From a common origin, 3 distinct version have emerged:
1. HTML 1 - 4.01: This was developed in rapid succession in the 1990's
2. XHTML 1, 1.1, 2: A stricter version, created as an answer to the loose development of HTML
3. HTML5 - a reaction to the draconian ruleset proposed by the W3C for the future of MLs beyond XHTML 1.1

Late 1991, Tim Berners-Lee releases the first iteration of what would become HTML 2.0 (there was no real 1.0+)
HTML was a language created at the dawn of the Web, using SGML (Standard Generalized Markup Language) as a template
Over the next decade, various additions, improvements and changes are introduced
The last official specification was the service release of HTML 4.01 in December 1999
Initially used for documents and a place for the technically inclined, the web did not have the international pervasiveness it does today
Most developers were new to the language and there were no real classes in it
People had to learn as they went along
A lot of early sites are poorly designed

Despite it's reputation as a loose language, HTML 4.01 can be written strict just like XHTML and HTML5 can
The problem was not entirely with the language or the authors.
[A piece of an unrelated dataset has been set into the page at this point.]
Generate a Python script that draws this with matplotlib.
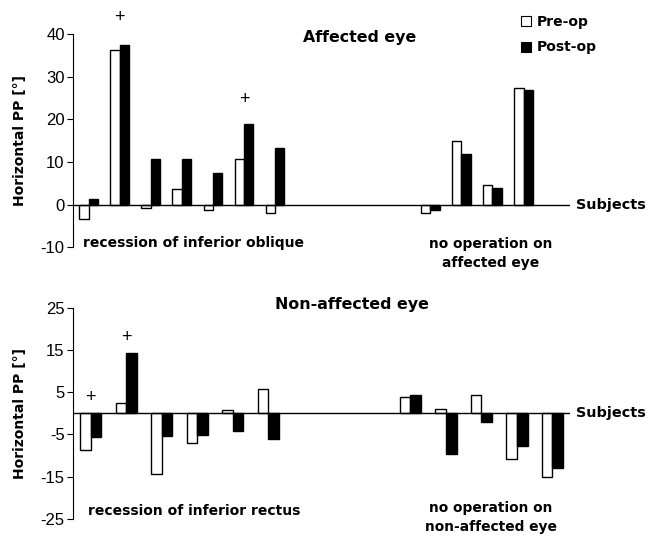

It was with the browsers.
Browser manufacturers created User Agents that would read code, interpret it, fix any mistakes and render a page, without any visible errors.
It was this that led to coders exploiting problems in browsers and creating pages that broke when new specs or updated User Agents (browsers) came out
Okay, so now there is a problem. Millions of pages are being produced with sloppy code because the UAs let it happen
The web is becoming filled with Tag Soup that makes it hard to index, with search tools having to trust things like META keywords and descriptions
A better solution is required: Get Strict!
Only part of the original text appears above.